Place: London
Time: 6:00 PM
I walked into a coffee shop in Leicester Square.
I wanted to get some work done and my apartment had started to feel more like a prison cell than a home.
I wanted to be somewhere quiet enough to work but with enough distractions to not get bored.
I stood in line waiting to order when I saw her.
She was with two friends, one guy, one girl.
She didn’t notice me but I couldn’t stop noticing her.
She had olive skin, average height, short hair with soft curls.
At this point I had gotten my coffee and was now just idly staring like sociopath.
I knew that if I did not talk to her now I would rationalize a reason not to.
I put my coffee down on a table close to me so she wouldn’t see that my hands shaking.
Took a deep breath and marched over to her. I was hoping that my confident stride would mask my anxiety.
I said something like “Hey! Couldn’t help but notice you get pretty animated when you talk”
She gave me a big smile. Her guy friend gave me skowl.
From there we talked for thirty minutes as if her friends weren’t there.
I found out she was half Indian/half Italian.
She studied economics but wanted to do something more meaningful than working for a bank.
We had playful banter, talked about philosophy and had started making plans together for the weekend when her guy friend reminded her that they had to go see a play that was starting soon.
She pulled out her phone and told me to find myself on FB so she could add me. I did exactly what she said, added myself, and hugged her goodbye.
The last thing she said to me was “Cannot wait to see you again”
I was ecstatic.
If I knew how to dance, I would have moonwalked across the coffee shop.
I knew I wasn’t about to get any work done.
My mind was pregnant with possibilities of what could be.
“My Dad met my mom on a tour bus in London. Could it be that I had met my wife in London too?”
I went home. Drunk on the romantic connection. When I finally got back to my apartment. I went to my Facebook to accept her friend request. But it wasn’t there. I refreshed the page.
Nothing.
My best friend Juvian called me Skype. I told him what happened. He started laughing. I didn’t think it was funny.
“You don’t get it, we had a connection!”
He paused for a second, then asked
“Would you feel this way if you had the same conversation with a guy?”
“What! Of course not!”
“What about if she was like way less attractive?”
“No…”
“So it sounds like you just had a good conversation with a pretty person”

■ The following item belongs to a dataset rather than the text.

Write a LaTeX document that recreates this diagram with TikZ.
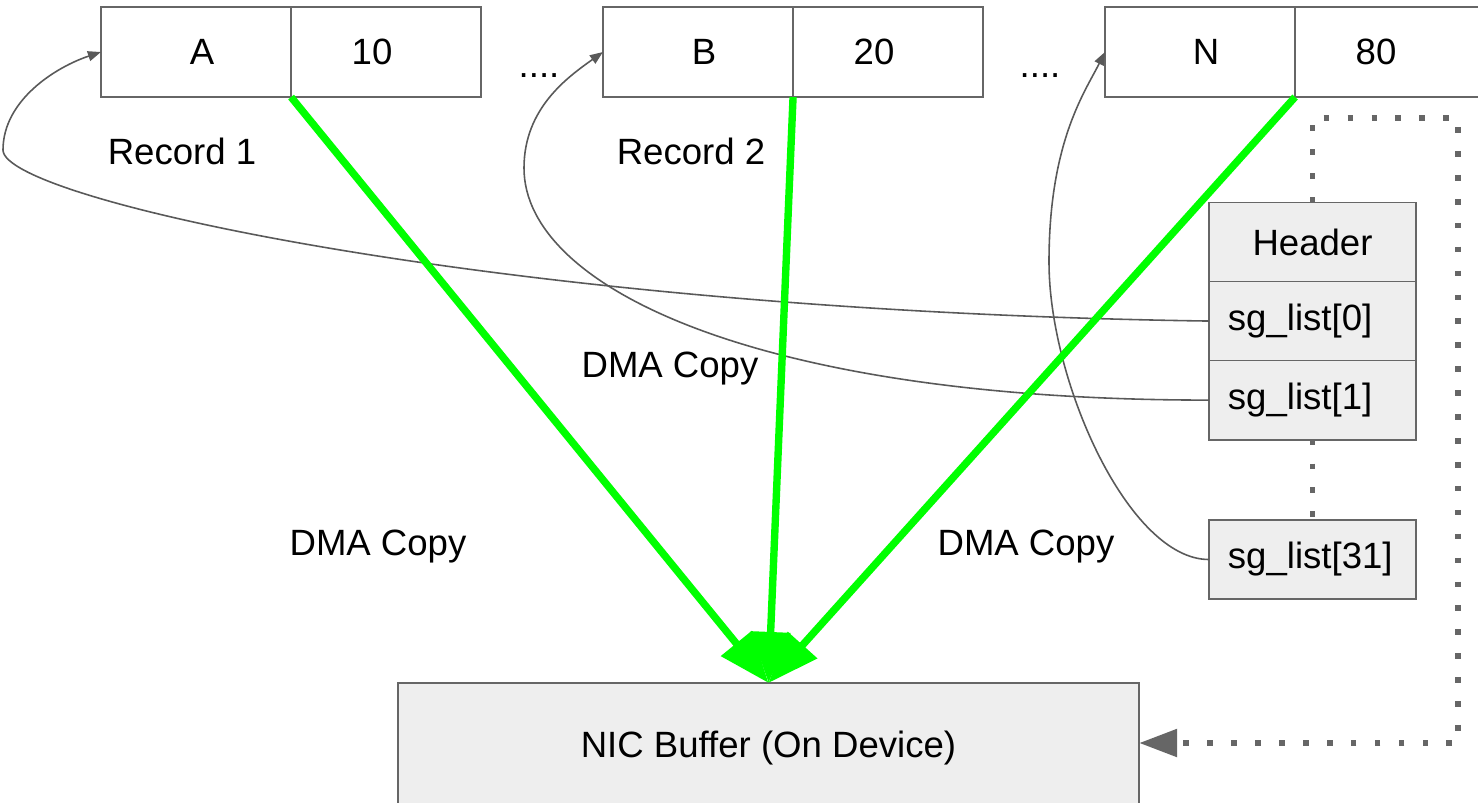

In that moment I realized what he was getting at. Have you ever met someone of the same sex (or opposite sex for gay readers) who was really cool? Him/Her was into all the same stuff as you, you both had similar life philosophies, and the same sense of humor? Do you call that having a connection?

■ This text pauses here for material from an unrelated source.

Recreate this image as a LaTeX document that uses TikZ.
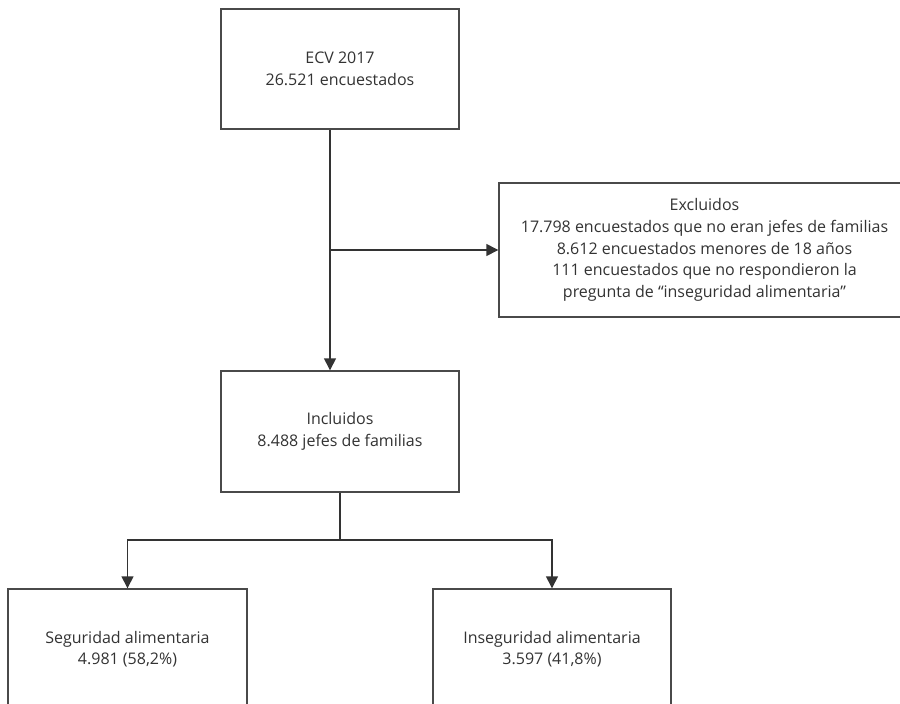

No, you simply think “That guy is pretty cool, I might hang out with him sometime.”
Hollywood hasn’t sold you on a story that there is only one guy friend in the world for you.
Love is one domain that life does not imitate art.
A connection isn’t something that can be forged in an hour or a couple days. It takes a myriad of experiences together, vulnerability, and yearning to understand each other.
Connections are something you build with a person. It’s not something that can be had without effort. It’s not something you force; it’s something you let happen and nurture as the relationship matures.
The whole Hollywood concept of connection is superficial. The idea that you can know you have a connection with someone from your first meeting with them is ridiculous.
You can only tell if you have a connection with someone in retrospect.
Just remember,
Your feelings aren’t evidence of destiny.
And sometimes a good conversation, is just a good conversation.